Третий «недоброхот» и соратник Курбского, поименно названный Иваном Грозным, – Дмитрий Иванович Курлятев, князь, боярин. С ним даже проще, чем с Адашевым и Сильвестром. Биография князя известна, и в ней нет места признакам всесильного временщика. Он происходил из княжеского рода Оболенских. Одно из первых его упоминаний относится к февралю 1535 года, когда он командовал сторожевым полком в походе на Литву из Стародуба. В июле 1537 года он служил на коломенском рубеже третьим воеводой полка правой руки и в том же месяце расписан в разряде по «казанской украйне» вторым воеводой в городе Владимире-на-Клязьме. В сентябре 1537 года в походе на Казань он уже второй воевода полка правой руки. В июне 1539 года в «коломенском выходе» князь назначен вторым воеводой сторожевого полка, в 1540 году – вторым воеводой передового полка. В декабре 1541 года он упоминается третьим воеводой в Серпухове.
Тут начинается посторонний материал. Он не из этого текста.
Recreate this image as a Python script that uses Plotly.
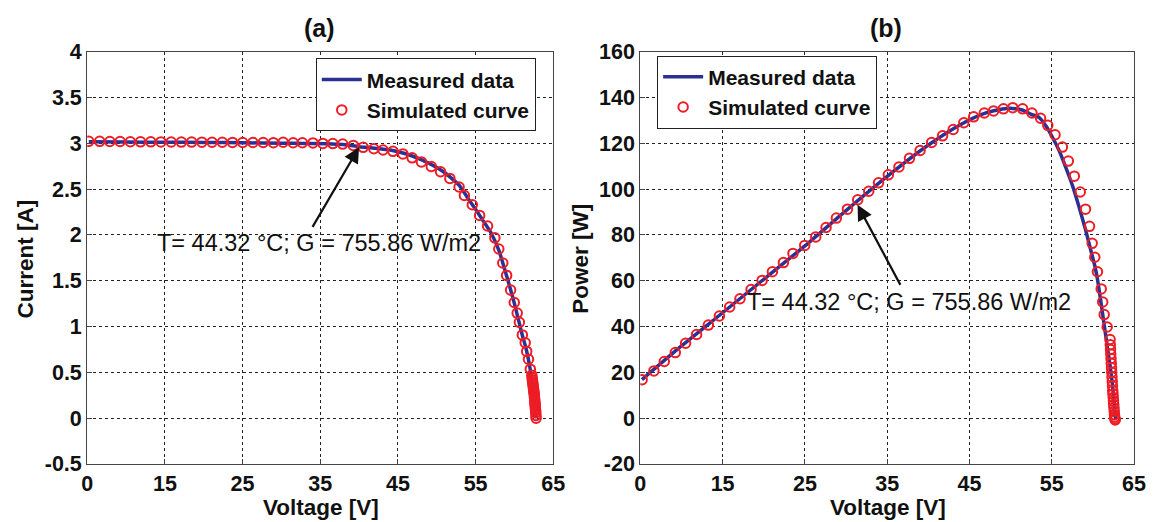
import plotly.graph_objects as go

# ---------------- data ----------------
x_tick_vals = [5, 15, 25, 35, 45, 55, 65]
x_tick_text = ["0", "15", "25", "35", "45", "55", "65"]
y1_tick_vals = [-0.5, 0, 0.5, 1, 1.5, 2, 2.5, 3, 3.5, 4]
y1_tick_text = ["-0.5", "0", "0.5", "1", "1.5", "2", "2.5", "3", "3.5", "4"]
y2_tick_vals = [-20, 0, 20, 40, 60, 80, 100, 120, 140, 160]
y2_tick_text = ["-20", "0", "20", "40", "60", "80", "100", "120", "140", "160"]

# (a) I-V : measured data (line)
v_meas_iv = [5.2, 10, 15, 20, 25, 30, 33, 36, 38, 40, 42, 44, 46, 48, 50, 51, 52, 53,
             54, 55, 56, 57, 58, 59, 60, 61, 61.5, 62, 62.4, 62.8]
i_meas = [3.015, 3.012, 3.01, 3.008, 3.005, 3.0, 2.998, 2.995, 2.985, 2.962, 2.945, 2.925,
          2.885, 2.82, 2.735, 2.68, 2.61, 2.53, 2.40, 2.28, 2.15, 2.02, 1.83, 1.55, 1.25,
          0.91, 0.76, 0.55, 0.30, 0.0]

# (a) I-V : simulated curve (circles)
v_sim_iv = [5.19, 6.60, 7.91, 9.23, 10.55, 11.86, 13.18, 14.49, 15.81, 17.12, 18.44, 19.76,
            21.07, 22.39, 23.70, 25.02, 26.33, 27.65, 28.97, 30.23, 31.51, 32.70, 34.06,
            35.34, 36.62, 37.89, 39.26, 40.53, 41.90, 43.09, 44.36, 45.64, 46.83, 48.03,
            49.30, 50.49, 51.69, 52.88, 53.56, 54.58, 55.52, 56.54, 57.48, 57.99, 58.50,
            59.00, 59.51, 59.98, 60.36, 60.64, 61.02, 61.39, 61.58, 61.81, 62.05, 62.24,
            62.28, 62.31, 62.34, 62.37, 62.40, 62.43, 62.46, 62.49, 62.52, 62.55, 62.57,
            62.59, 62.61, 62.63, 62.65, 62.67, 62.69, 62.71, 62.73, 62.75, 62.77, 62.79]
i_sim = [3.02, 3.02, 3.018, 3.018, 3.016, 3.015, 3.015, 3.014, 3.013, 3.012, 3.012, 3.011,
         3.01, 3.01, 3.009, 3.008, 3.008, 3.007, 3.006, 3.01, 3.005, 3.005, 3.003,
         2.998, 2.996, 2.99, 2.976, 2.955, 2.94, 2.926, 2.911, 2.883, 2.84, 2.796,
         2.746, 2.688, 2.616, 2.522, 2.429, 2.328, 2.212, 2.097, 1.967, 1.845, 1.693,
         1.557, 1.398, 1.262, 1.146, 1.045, 0.908, 0.822, 0.728, 0.642, 0.534, 0.469,
         0.44, 0.42, 0.40, 0.38, 0.36, 0.34, 0.32, 0.30, 0.28, 0.26, 0.24,
         0.22, 0.20, 0.18, 0.16, 0.14, 0.12, 0.10, 0.08, 0.06, 0.03, 0.0]

# (b) P-V : measured data (line)
v_meas_pv = [5.2, 10, 15, 20, 25, 30, 35, 40, 44, 47, 49, 50.2, 51.4, 52.5, 53.48, 54.28,
             55.08, 55.89, 56.69, 57.5, 58.3, 59.1, 59.71, 60.23, 60.55, 61.0, 61.4, 61.8,
             62.2, 62.5, 62.75]
p_meas = [16.8, 31.5, 46.0, 60.6, 75.2, 90.6, 105.5, 119.2, 128.3, 133.2, 134.9, 135.2,
          134.5, 132.6, 131.2, 127.6, 122.6, 116.8, 109.6, 101.7, 92.4, 82.3, 73.7, 66.5,
          60.7, 50.0, 40.0, 30.0, 20.0, 10.0, 0.0]

# (b) P-V : simulated curve (circles)
v_sim_pv = [5.22, 6.65, 7.91, 9.25, 10.50, 11.84, 13.27, 14.61, 15.86, 17.11, 18.46, 19.80,
            21.05, 22.39, 23.55, 24.98, 26.32, 27.57, 28.83, 30.17, 31.42, 32.76, 33.95,
            35.14, 36.43, 37.71, 39.00, 40.40, 41.73, 43.02, 44.31, 45.51, 46.80, 47.93,
            49.13, 50.26, 51.46, 52.59, 53.64, 54.52, 55.40, 56.29, 57.01, 57.74, 58.46,
            59.10, 59.59, 59.91, 60.23, 60.55, 61.01, 61.19, 61.37, 61.73, 62.09,
            62.11, 62.14, 62.17, 62.20, 62.23, 62.26, 62.29, 62.32, 62.35, 62.38, 62.41,
            62.44, 62.47, 62.50, 62.53, 62.56, 62.59, 62.62, 62.65, 62.68, 62.71]
p_sim = [16.8, 20.6, 24.7, 28.6, 32.7, 36.5, 40.6, 44.6, 48.5, 52.1, 56.1, 60.1,
         63.9, 67.9, 71.9, 75.4, 79.1, 83.2, 87.3, 91.2, 95.3, 99.0, 102.7,
         106.2, 109.6, 113.4, 116.8, 120.3, 123.2, 126.0, 128.9, 131.5, 133.2, 134.1,
         135.0, 135.5, 135.0, 133.2, 130.9, 127.8, 123.7, 118.3, 112.2, 105.6, 98.7,
         91.2, 83.7, 76.3, 70.2, 63.9, 56.4, 50.7, 45.2, 39.8, 34.3,
         32.0, 30.0, 28.0, 26.0, 24.0, 22.0, 20.0, 18.0, 16.0, 14.0, 12.0,
         10.5, 9.0, 7.5, 6.0, 4.5, 3.0, 1.5, 0.5, -0.3, -0.8]

annot_text = "T= 44.32 °C; G = 755.86 W/m2"

# ---------------- styling ----------------
FONT = "Liberation Sans, Arial, sans-serif"
BLUE = "#2B3192"
RED = "#EE1C25"
W, H = 1161, 522


# the page is shown slightly offset/scaled: convert target picture pixels to layout pixels
def fx(px):
    return (px - 10) / 0.995 / W


def fy(py):
    return 1 - (py - 17) / 0.967 / H


def bold(lst):
    return ["<b>%s</b>" % t for t in lst]


fig = go.Figure()

fig.add_trace(go.Scatter(x=v_meas_iv, y=i_meas, mode="lines", name="Measured data",
                         line=dict(color=BLUE, width=3.5, shape="spline", smoothing=0.6),
                         xaxis="x", yaxis="y", legend="legend"))
fig.add_trace(go.Scatter(x=v_sim_iv, y=i_sim, mode="markers", name="Simulated curve",
                         marker=dict(symbol="circle-open", size=9.5, color=RED,
                                     line=dict(width=2, color=RED)),
                         xaxis="x", yaxis="y", legend="legend"))
fig.add_trace(go.Scatter(x=v_meas_pv, y=p_meas, mode="lines", name="Measured data",
                         line=dict(color=BLUE, width=3.5, shape="spline", smoothing=0.6),
                         xaxis="x2", yaxis="y2", legend="legend2"))
fig.add_trace(go.Scatter(x=v_sim_pv, y=p_sim, mode="markers", name="Simulated curve",
                         marker=dict(symbol="circle-open", size=9.5, color=RED,
                                     line=dict(width=2, color=RED)),
                         xaxis="x2", yaxis="y2", legend="legend2"))

left_dom = [fx(84), fx(555)]
right_dom = [fx(643), fx(1142)]
y_dom = [fy(468), fy(50)]

axis_common = dict(showgrid=True, gridcolor="#222222", griddash="dot", gridwidth=1,
                   zeroline=False, showline=True, linecolor="#444444", linewidth=1.2,
                   mirror=True, ticks="inside", ticklen=5, tickcolor="#444444",
                   tickfont=dict(family=FONT, size=21.5, color="#111111"))

legend_font = dict(family=FONT, size=21, color="#111111", weight="bold")

fig.update_layout(
    width=W, height=H,
    margin=dict(l=0, r=0, t=0, b=0),
    paper_bgcolor="white", plot_bgcolor="white",
    xaxis=dict(domain=left_dom, range=[5, 65], tickvals=x_tick_vals, ticktext=bold(x_tick_text),
               anchor="y", **axis_common),
    yaxis=dict(domain=y_dom, range=[-0.5, 4], tickvals=y1_tick_vals, ticktext=bold(y1_tick_text),
               anchor="x", **axis_common),
    xaxis2=dict(domain=right_dom, range=[5, 65], tickvals=x_tick_vals, ticktext=bold(x_tick_text),
                anchor="y2", **axis_common),
    yaxis2=dict(domain=y_dom, range=[-20, 160], tickvals=y2_tick_vals, ticktext=bold(y2_tick_text),
                anchor="x2", **axis_common),
    legend=dict(x=fx(315), y=fy(57), xanchor="left", yanchor="top",
                bgcolor="white", bordercolor="#222222", borderwidth=1,
                font=legend_font, tracegroupgap=0, itemwidth=40),
    legend2=dict(x=fx(660), y=fy(54), xanchor="left", yanchor="top",
                 bgcolor="white", bordercolor="#222222", borderwidth=1,
                 font=legend_font, tracegroupgap=0, itemwidth=40),
    showlegend=True,
)

title_font = dict(family=FONT, size=25, color="#111111", weight="bold")
label_font = dict(family=FONT, size=22.5, color="#111111", weight="bold")
ann_font = dict(family=FONT, size=23.5, color="#111111")

annotations = [
    dict(text="<b>(a)</b>", x=fx(319), y=fy(26), xref="paper", yref="paper",
         xanchor="center", yanchor="middle", showarrow=False, font=title_font),
    dict(text="<b>(b)</b>", x=fx(891), y=fy(26), xref="paper", yref="paper",
         xanchor="center", yanchor="middle", showarrow=False, font=title_font),
    dict(text="<b>Voltage [V]</b>", x=fx(320), y=fy(512), xref="paper", yref="paper",
         xanchor="center", yanchor="middle", showarrow=False, font=label_font),
    dict(text="<b>Voltage [V]</b>", x=fx(893), y=fy(512), xref="paper", yref="paper",
         xanchor="center", yanchor="middle", showarrow=False, font=label_font),
    dict(text="<b>Current [A]</b>", x=fx(22), y=fy(260), xref="paper", yref="paper",
         xanchor="center", yanchor="middle", showarrow=False, textangle=-90, font=label_font),
    dict(text="<b>Power [W]</b>", x=fx(583), y=fy(260), xref="paper", yref="paper",
         xanchor="center", yanchor="middle", showarrow=False, textangle=-90, font=label_font),
    # arrows
    dict(x=40.0, y=2.955, ax=33.9, ay=2.07, xref="x", yref="y", axref="x", ayref="y",
         text="", showarrow=True, arrowhead=2, arrowsize=1.4, arrowwidth=2.2, arrowcolor="#111111"),
    dict(x=31.4, y=93.1, ax=36.7, ay=57.5, xref="x2", yref="y2", axref="x2", ayref="y2",
         text="", showarrow=True, arrowhead=2, arrowsize=1.4, arrowwidth=2.2, arrowcolor="#111111"),
    # annotation texts
    dict(text=annot_text, x=34.9, y=1.91, xref="x", yref="y", showarrow=False, font=ann_font),
    dict(text=annot_text, x=37.6, y=50.8, xref="x2", yref="y2", showarrow=False, font=ann_font),
]
fig.update_layout(annotations=annotations)

fig.write_html("out.html")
Затем его имя на несколько лет исчезает из разрядов, и вновь мы видим Д. И. Курлятева первым воеводой передового полка в мае 1548 года. В марте 1549 года по «казанским вестям» он уже командовал полком правой руки. Осенью этого года он был оставлен на Москве вместе с Владимиром Старицким и другими боярами во время отъезда царя. В дни «Казанского похода» 1552 года Курлятев служил в Новгороде, в 1553 году переведен в Казанскую землю вторым воеводой большого полка.
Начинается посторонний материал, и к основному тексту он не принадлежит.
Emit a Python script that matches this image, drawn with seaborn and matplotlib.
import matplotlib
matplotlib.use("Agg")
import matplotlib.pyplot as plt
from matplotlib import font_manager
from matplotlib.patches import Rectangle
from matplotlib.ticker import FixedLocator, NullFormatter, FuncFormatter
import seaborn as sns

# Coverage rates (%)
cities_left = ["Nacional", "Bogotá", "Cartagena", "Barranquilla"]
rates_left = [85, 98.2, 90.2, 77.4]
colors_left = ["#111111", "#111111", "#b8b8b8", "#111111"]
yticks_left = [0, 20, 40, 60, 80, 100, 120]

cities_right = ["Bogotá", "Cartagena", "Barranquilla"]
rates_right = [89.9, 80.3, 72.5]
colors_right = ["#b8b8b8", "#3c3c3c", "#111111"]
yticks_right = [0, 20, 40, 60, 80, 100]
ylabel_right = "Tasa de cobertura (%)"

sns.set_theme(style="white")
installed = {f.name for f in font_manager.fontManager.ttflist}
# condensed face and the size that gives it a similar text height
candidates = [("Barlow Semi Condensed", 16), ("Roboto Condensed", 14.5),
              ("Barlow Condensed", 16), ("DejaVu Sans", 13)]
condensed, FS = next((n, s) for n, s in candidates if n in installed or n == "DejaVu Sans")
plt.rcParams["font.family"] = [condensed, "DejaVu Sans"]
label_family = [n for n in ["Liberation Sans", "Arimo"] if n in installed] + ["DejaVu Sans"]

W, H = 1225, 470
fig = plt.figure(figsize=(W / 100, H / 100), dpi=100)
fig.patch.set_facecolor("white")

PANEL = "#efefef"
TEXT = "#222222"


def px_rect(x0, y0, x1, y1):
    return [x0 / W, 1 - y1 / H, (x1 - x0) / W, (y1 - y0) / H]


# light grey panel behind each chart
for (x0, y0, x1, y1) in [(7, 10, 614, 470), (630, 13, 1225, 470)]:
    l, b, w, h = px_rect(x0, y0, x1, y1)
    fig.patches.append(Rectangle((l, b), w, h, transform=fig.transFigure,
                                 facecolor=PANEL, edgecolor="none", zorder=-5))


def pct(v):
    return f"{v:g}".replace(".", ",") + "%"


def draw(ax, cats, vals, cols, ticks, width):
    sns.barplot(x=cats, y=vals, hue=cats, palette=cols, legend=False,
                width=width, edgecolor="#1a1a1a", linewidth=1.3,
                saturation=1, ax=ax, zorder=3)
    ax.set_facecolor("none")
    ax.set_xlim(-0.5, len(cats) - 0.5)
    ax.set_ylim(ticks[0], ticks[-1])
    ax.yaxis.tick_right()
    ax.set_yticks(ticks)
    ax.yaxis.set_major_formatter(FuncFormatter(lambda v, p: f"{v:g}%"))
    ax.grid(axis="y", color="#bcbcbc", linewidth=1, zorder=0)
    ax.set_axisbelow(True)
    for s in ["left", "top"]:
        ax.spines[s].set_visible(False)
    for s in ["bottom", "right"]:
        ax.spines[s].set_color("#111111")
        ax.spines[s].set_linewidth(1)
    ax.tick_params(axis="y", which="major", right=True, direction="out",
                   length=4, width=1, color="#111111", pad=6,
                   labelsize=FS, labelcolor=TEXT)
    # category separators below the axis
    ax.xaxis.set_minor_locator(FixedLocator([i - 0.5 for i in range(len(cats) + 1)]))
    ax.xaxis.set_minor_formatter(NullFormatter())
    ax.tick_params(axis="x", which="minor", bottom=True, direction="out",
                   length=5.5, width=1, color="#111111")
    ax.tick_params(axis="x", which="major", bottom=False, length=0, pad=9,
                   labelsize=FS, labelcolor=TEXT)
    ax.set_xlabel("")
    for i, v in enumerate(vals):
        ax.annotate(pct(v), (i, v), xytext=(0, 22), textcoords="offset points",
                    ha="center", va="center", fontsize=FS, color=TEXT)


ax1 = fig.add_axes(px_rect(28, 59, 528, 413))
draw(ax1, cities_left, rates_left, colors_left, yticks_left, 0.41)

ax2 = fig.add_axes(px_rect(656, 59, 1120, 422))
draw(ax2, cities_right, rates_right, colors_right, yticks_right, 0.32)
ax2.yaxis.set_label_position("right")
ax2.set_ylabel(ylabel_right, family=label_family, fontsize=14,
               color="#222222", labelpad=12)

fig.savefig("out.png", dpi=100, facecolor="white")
Известно несколько случаев участия князя в государственных делах. 18 января 1555 года Курлятев присутствовал на заседании комиссии, принявшей приговор о татебных делах. 5 мая 1555 года боярам Д. И. Курлятеву и И. М. Воронцову, казначеям Ф. И. Сукину и X. Ю. Тютину было поручено контролировать исполнение указа о сыске долгов. В июле 1555 года при выходе на Коломну Курлятев входил в свиту царя. В октябре 1555 года он – второй воевода большого полка на южных рубежах. В июне 1556 года князь вновь в свите царя выходил к Серпухову, в 1557 и 1558 годах вместе с И. Д. Вельским командовал обороной южных границ, являясь вторым воеводой большого полка.
В 1559 году князь оказался воеводой Юрьева-Ливонского, то есть фактически – наместником завоеванных прибалтийских земель. При несостоявшемся в 1559 году выходе Грозного на Оку, согласно разрядам, Курлятева планировали оставить на Москве. В 1560 году боярин был сперва назначен первым воеводой в Туле, потом вторым воеводой большого полка и, наконец, – первым воеводой в Калуге, то есть главнокомандующим вооруженными силами на южной границе.
В 1562 году Курлятев был назначен воеводой в Смоленск. Дальнейшие события не совсем ясны. Власти обвинили его в попытке бегства в Литву (этакий предшественник Курбского). Князь же оправдывался, что он просто заблудился в незнакомой местности и «поехал не той дорогой». Трудно сказать, кто был прав. В 1562 году, на волне военных успехов России, когда, казалось бы, Великое княжество Литовское будет вот-вот сломлено, бегство туда выглядит способом изощренного самоубийства. Под прифронтовым Смоленском же любая дорога могла вести «не туда», и сфабриковать ложное обвинение было нетрудно. С другой стороны, кто его знает, что происходило в боярских головах в 1562 году...
29 октября 1562 года Иван IV «...положил свою опалу на боярина на князя Дмитрия Курлятева за его великие изменные дела, а велел его и сына его князя Ивана постричь в чернецы и отослать на Ковенец в монастырь под начало, а княгиню князя Дмитрия Курлятева и двух княжен велел постричь... а, постригши их, велел везти в Каргополь в Челымский монастырь».